India’s largest private lender records ₹18,155 crore net profit; HDB IPO boosts gains
Mumbai : HDFC Bank, India’s largest private sector lender, reported a 12.24% year-on-year increase in net profit for the first quarter of FY2025-26, reaching ₹18,155 crore, surpassing analyst expectations. The results reflect strong fundamentals bolstered by higher income and gains from the HDB Financial Services IPO.
The bank’s net interest income (NII) rose 5.4% year-on-year to ₹31,438 crore, while the net interest margin (NIM) stood at 3.35%, slightly lower than 3.46% in Q4 FY2025. The decline in margin was attributed to the faster repricing of deposits compared to assets.
Operating expenses increased 4.9% to ₹17,434 crore in Q1 FY2026 from ₹16,621 crore in the same quarter last year. This includes ₹6,158 crore in employee costs and ₹11,276 crore in other expenses. Excluding the impact of the HDB IPO gains, the cost-to-income ratio stood at 39.6%.
The bank’s total standalone income rose to ₹99,200 crore, compared to ₹83,701 crore in Q1 FY2025. Gross advances as of June 30, 2025, were ₹26.53 lakh crore, a 6.7% increase year-on-year. Total deposits surged 16.2% to ₹27.64 lakh crore, with a CASA ratio of 33.9%, down from 38.2% in the same period last year. Savings account deposits stood at ₹6.39 lakh crore, and current account deposits at ₹2.98 lakh crore.
On the consolidated level, total income rose to ₹1.33 lakh crore from ₹1.17 lakh crore a year ago. The bank’s capital adequacy ratio (CAR) improved to 19.88%, up from 19.33% last year.
The HDB Financial Services IPO significantly boosted non-interest income, which jumped to ₹21,730 crore. This included ₹75.9 crore from fees and commissions, ₹16.3 crore from forex and derivatives, and ₹101.1 crore from trading and mark-to-market gains. HDFC Bank’s stake in HDB dropped to 74.19% as of June 30, from 94.32% in the previous quarter, due to stake dilution post-IPO. The IPO alone resulted in a ₹9,128 crore pre-tax gain for the bank.
Pre-tax profit from insurance subsidiaries contributed ₹1,645 crore to the bottom line.

In terms of asset quality, the Gross NPA ratio was recorded at 1.40%, and Net NPA at 0.47%, both marginally higher than the previous year but still within comfortable limits. Return on Assets (RoA) remained steady at 0.48%.

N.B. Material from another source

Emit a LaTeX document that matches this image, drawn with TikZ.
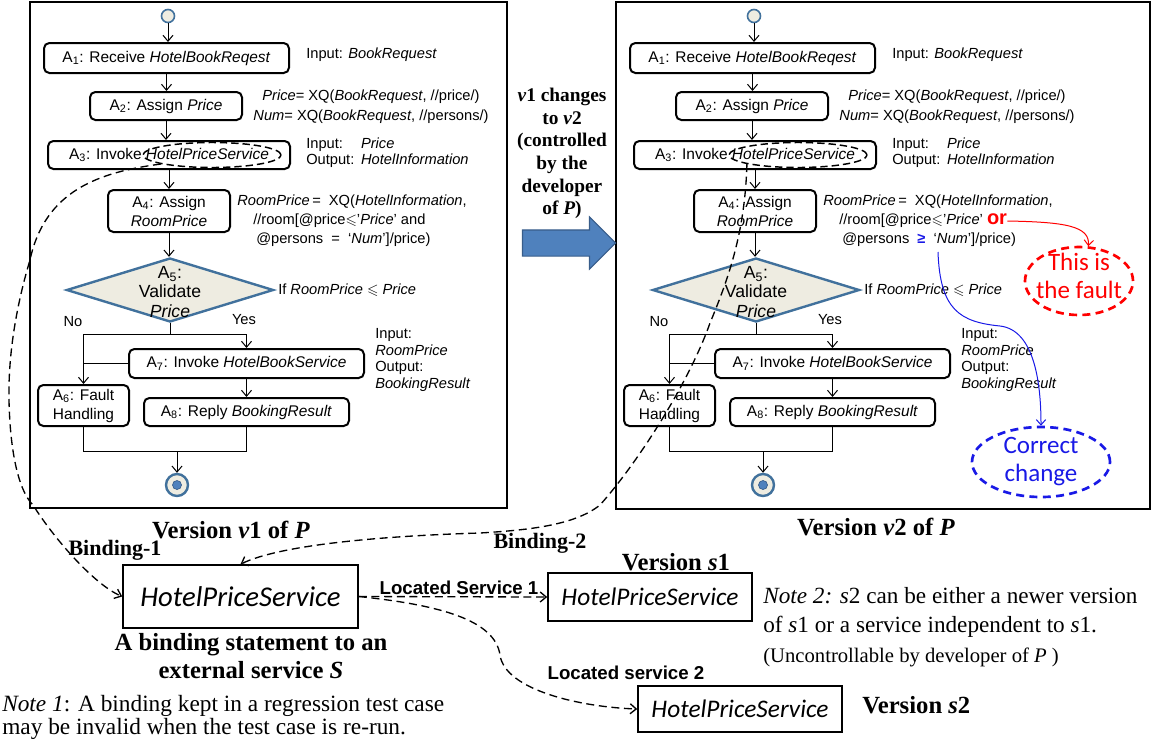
\documentclass[tikz,border=0pt]{standalone}
\usepackage{amssymb}
\usepackage{fontspec}
\setmainfont{Liberation Serif}
\newfontfamily\calf{Carlito}
\newfontfamily\arf{Liberation Sans}
\usetikzlibrary{shapes.geometric,shapes.arrows,arrows.meta}
\newlength{\pxu}\setlength{\pxu}{0.75pt}
\definecolor{dblue}{HTML}{41719C}
\definecolor{beige}{HTML}{EEECE1}
\definecolor{oblue}{HTML}{4F81BD}
\definecolor{oblueb}{HTML}{385D8A}
\definecolor{cblue}{RGB}{25,25,230}
\definecolor{fred}{RGB}{255,0,0}
\tikzset{
  frame/.style={draw, line width=1.6pt, inner sep=0pt},
  act/.style={draw, line width=1.5pt, rounded corners=4pt, inner sep=0pt, align=center,
    font=\arf\fontsize{11.6pt}{14.25pt}\selectfont},
  ann/.style={inner sep=0pt, align=left, font=\arf\fontsize{11pt}{12.5pt}\selectfont},
  startc/.style={circle, draw=dblue, fill=beige, line width=1.2pt, minimum size=13\pxu, inner sep=0pt},
  endc/.style={circle, draw=dblue, fill=beige, line width=1.8pt, minimum size=22\pxu, inner sep=0pt},
  enddot/.style={circle, draw=oblueb, fill=oblue, line width=0.5pt, minimum size=9\pxu, inner sep=0pt},
  dia/.style={diamond, draw=dblue, fill=beige, line width=1.8pt, minimum width=207\pxu,
    minimum height=64\pxu, inner sep=0pt},
  diatext/.style={inner sep=0pt, align=center, font=\arf\fontsize{13.2pt}{14.6pt}\selectfont},
  hpsell/.style={draw, ellipse, dash pattern=on 5.5pt off 3pt, line width=1.1pt,
    minimum width=138\pxu, minimum height=25\pxu, inner sep=0pt},
  flowline/.style={line width=0.75pt},
  flowarrow/.style={line width=0.75pt, -{Straight Barb[length=4.5pt,width=7.5pt]}},
  bind/.style={dash pattern=on 6pt off 3.5pt, line width=1pt, -{Straight Barb[length=4.5pt,width=7.5pt]}},
  svc/.style={draw, line width=1.2pt, inner sep=0pt, font=\calf\itshape\fontsize{19pt}{20pt}\selectfont},
  head/.style={inner sep=0pt, align=center, font=\bfseries\fontsize{18.5pt}{21pt}\selectfont},
  lab/.style={inner sep=0pt, font=\bfseries\fontsize{16.5pt}{18pt}\selectfont},
  loc/.style={inner sep=0pt, font=\arf\bfseries\fontsize{14pt}{16pt}\selectfont},
  note/.style={inner sep=0pt, align=left, font=\fontsize{17.5pt}{17pt}\selectfont},
  chg/.style={inner sep=0pt, align=center, font=\bfseries\fontsize{14.5pt}{17pt}\selectfont},
  faultell/.style={draw=fred, ellipse, dash pattern=on 6pt off 4pt, line width=2pt,
    minimum width=108\pxu, minimum height=68\pxu, inner sep=0pt},
  correll/.style={draw=cblue, ellipse, dash pattern=on 6pt off 4pt, line width=2pt,
    minimum width=138\pxu, minimum height=70\pxu, inner sep=0pt},
  bigtext/.style={inner sep=0pt, align=center, font=\calf\fontsize{18.75pt}{20.5pt}\selectfont},
  redarr/.style={draw=fred, line width=0.75pt, -{Straight Barb[length=4pt,width=7pt]}},
  bluearr/.style={draw=cblue, line width=0.75pt, -{Straight Barb[length=4pt,width=7pt]}},
}
\newcommand{\flowchart}[3]{%
  \node[startc] (#1s) at (168,16) {};
  \node[act, minimum width=245\pxu, minimum height=30\pxu] (#1A1) at (166.5,58) {A\textsubscript{1}: Receive \textit{HotelBookReqest}};
  \node[act, minimum width=152\pxu, minimum height=28\pxu] (#1A2) at (166,106) {A\textsubscript{2}: Assign \textit{Price}};
  \node[act, minimum width=242\pxu, minimum height=28\pxu] (#1A3) at (169,155) {A\textsubscript{3}: Invoke \textit{HotelPriceService}};
  \node[hpsell] (#1ell) at (212,155) {};
  \node[act, minimum width=122\pxu, minimum height=42\pxu] (#1A4) at (169,211) {A\textsubscript{4}: Assign\\\textit{RoomPrice}};
  \node[dia] (#1D) at (170,290) {};
  \node[diatext] (#1Dt) at (170,292) {A\textsubscript{5}:\\Validate\\\textit{Price}};
  \node[act, minimum width=235\pxu, minimum height=29\pxu] (#1A7) at (246.5,363.5) {A\textsubscript{7}: Invoke \textit{HotelBookService}};
  \node[act, minimum width=91\pxu, minimum height=41\pxu] (#1A6) at (83.5,405.5) {A\textsubscript{6}: Fault\\Handling};
  \node[act, minimum width=205\pxu, minimum height=28\pxu] (#1A8) at (246.5,412) {A\textsubscript{8}: Reply \textit{BookingResult}};
  \node[endc] (#1e) at (177,485) {};
  \node[enddot] (#1ed) at (177,485) {};
  \draw[flowarrow] (#1s) -- (#1s |- #1A1.north);
  \draw[flowarrow] (#1A1.south) -- (#1A1.south |- #1A2.north);
  \draw[flowarrow] (#1A2.south) -- (#1A2.south |- #1A3.north);
  \draw[flowarrow] (#1A3.south) -- (#1A4.north);
  \draw[flowarrow] (#1A4.south) -- (#1A4.south |- #1D.north);
  \coordinate (#1sp) at (170,334);
  \draw[flowline] (#1D.south) -- (#1sp);
  \draw[flowarrow] (#1sp) -| (#1A7.north);
  \draw[flowarrow] (#1sp) -| (#1A6.north);
  \draw[flowline] (#1A7.west) -- (#1A7.west -| #1A6.north);
  \draw[flowarrow] (#1A7.south) -- (#1A8.north);
  \coordinate (#1j) at (177,451);
  \draw[flowline] (#1A6.south) |- (#1j);
  \draw[flowline] (#1A8.south) |- (#1j);
  \draw[flowarrow] (#1j) -- (#1e);
  \node[ann, anchor=west] (#1n1) at (306,55) {Input: \textit{BookRequest}};
  \node[ann, align=center, font=\arf\fontsize{11pt}{15pt}\selectfont] (#1n2) at (371,107)
    {\textit{Price}= XQ(\textit{BookRequest}, //price/)\\\textit{Num}= XQ(\textit{BookRequest}, //persons/)};
  \node[ann, anchor=west, font=\arf\fontsize{11pt}{12pt}\selectfont] (#1n3) at (306,153)
    {\begin{tabular}{@{}l@{\hspace{5pt}}l@{}}Input: & \textit{Price}\\Output: & \textit{HotelInformation}\end{tabular}};
  \node[ann, anchor=west] (#1l1) at (237,202) {\textit{RoomPrice}\,= \ XQ(\textit{HotelInformation},};
  \node[ann, anchor=west] (#1l2) at (253,221) {//room[@price$\leqslant$’\textit{Price}’ #2};
  \node[ann, anchor=west] (#1l3) at (256,240) {@persons#3‘\textit{Num}’]/price)};
  \node[ann, anchor=west] (#1n5) at (278,290) {If \textit{RoomPrice} $\leqslant$ \textit{Price}};
  \node[ann] (#1no) at (73,322) {No};
  \node[ann] (#1yes) at (244,320) {Yes};
  \node[ann, anchor=north west] (#1n6) at (375,328) {Input:\\\textit{RoomPrice}\\Output:\\\textit{BookingResult}};
}
\begin{document}
\begin{tikzpicture}[x=0.75pt,y=-0.75pt]
\useasboundingbox (0,0) rectangle (1152,740);
\node[frame, minimum width=477\pxu, minimum height=506\pxu] (Lframe) at (268.5,255) {};
\node[frame, minimum width=534\pxu, minimum height=507\pxu] (Rframe) at (883,255.5) {};
\flowchart{L}{and}{\ \ =\ \ }
\begin{scope}[shift={(586,0)}]
\flowchart{R}{\textcolor{fred}{\bfseries\fontsize{15pt}{15pt}\selectfont or}}{\ \ \textcolor{cblue}{\bfseries ≥}\ \ }
\end{scope}
% fault and correct change
\node[faultell] (fault) at (1079,281) {};
\node[bigtext, text=fred] (faultt) at (1079,276) {This is\\the fault};
\node[correll] (correct) at (1041,462) {};
\node[bigtext, text=cblue] (correctt) at (1041,461.5) {Correct\\change};
\draw[redarr] (Rl2.east) .. controls (1065,222) and (1090,226) .. (fault.75);
\coordinate (cs) at (938,252);
\draw[bluearr] (cs) .. controls (940,310) and (960,322) .. (1000,326) .. controls (1035,330) and (1041,385) .. (correct.north);
% middle
\node[chg] (chg) at (562,153.5) {\textit{v}1 changes\\to \textit{v}2\\(controlled\\by the\\developer\\of \textit{P})};
\node[single arrow, fill=oblue, draw=oblueb, line width=0.8pt, minimum height=93\pxu,
  single arrow head extend=13\pxu, single arrow head indent=0pt, inner xsep=0pt, inner ysep=12.5\pxu] (bigarr) at (562.5,243) {};
% bottom
\node[svc, minimum width=235\pxu, minimum height=63\pxu, font=\calf\itshape\fontsize{21.5pt}{22pt}\selectfont] (hps) at (240.5,596.5) {HotelPriceService};
\node[svc, minimum width=204\pxu, minimum height=48\pxu] (s1) at (650,597) {HotelPriceService};
\node[svc, minimum width=204\pxu, minimum height=46\pxu] (s2) at (740,709) {HotelPriceService};
\draw[bind] (Lell.190) .. controls (100,172) and (45,190) .. (30,260) .. controls (18,300) and (8,350) .. (9,400)
  .. controls (10,450) and (18,490) .. (33,505) .. controls (55,540) and (95,585) .. (hps.west);
\draw[bind] (Rell.190) .. controls (745,230) and (730,275) .. (710,323) .. controls (690,380) and (640,460) .. (600,505)
  .. controls (575,525) and (530,530) .. (480,533) .. controls (380,536) and (280,545) .. (hps.north);
\draw[bind] (hps.east) -- (s1.west);
\draw[bind] (hps.east) .. controls (440,605) and (495,620) .. (500,655) .. controls (505,690) and (580,707) .. (s2.west);
\node[loc] (ls1) at (459,588) {Located Service 1};
\node[loc] (ls2) at (626,673) {Located service 2};
\node[lab] (b1) at (115,550) {Binding-1};
\node[lab] (b2) at (540,543) {Binding-2};
\node[head] (v1) at (231,530) {Version \textit{v}1 of \textit{P}};
\node[head] (v2) at (876,527) {Version \textit{v}2 of \textit{P}};
\node[head] (vs1) at (676,562) {Version \textit{s}1};
\node[head, anchor=west] (vs2) at (862,705) {Version \textit{s}2};
\node[head] (bst) at (251,656) {A binding statement to an\\external service \textit{S}};
\node[note, anchor=north west] (note1) at (2,695) {\textit{Note 1}: A binding kept in a regression test case\\may be invalid when the test case is re-run.};
\node[note, anchor=north west, font=\fontsize{17.4pt}{22pt}\selectfont] (note2) at (763,587) {\textit{Note 2: s}2 can be either a newer version\\of \textit{s}1 or a service independent to \textit{s}1.\\{\fontsize{15.5pt}{17pt}\selectfont (Uncontrollable by developer of \textit{P} )}};
\end{tikzpicture}
\end{document}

Operating profit for the quarter stood at ₹35,734 crore, while total provisions rose to ₹14,442 crore, including ₹9,000 crore in floating provisions and ₹1,700 crore in contingent provisions.
In a shareholder-friendly move, the board approved a special interim dividend of ₹5 per share and a 1:1 bonus issue, signaling continued confidence in the bank’s long-term growth trajectory. Shareholders registered by July 25 will receive the interim dividend, with payouts scheduled for August 11. The bonus issue, subject to shareholder and regulatory approvals, will entitle shareholders to one bonus share for every share held, with a record date set for August 27.
HDFC Bank also launched a new initiative titled “Purani Gaadi, Nayi Shuruaat”, focusing on financing pre-owned vehicles, aimed at expanding its retail lending footprint across semi-urban and rural markets.
With solid financials, robust asset growth, and tech-driven retail initiatives, HDFC Bank continues to lead the sector as a benchmark in Indian banking excellence.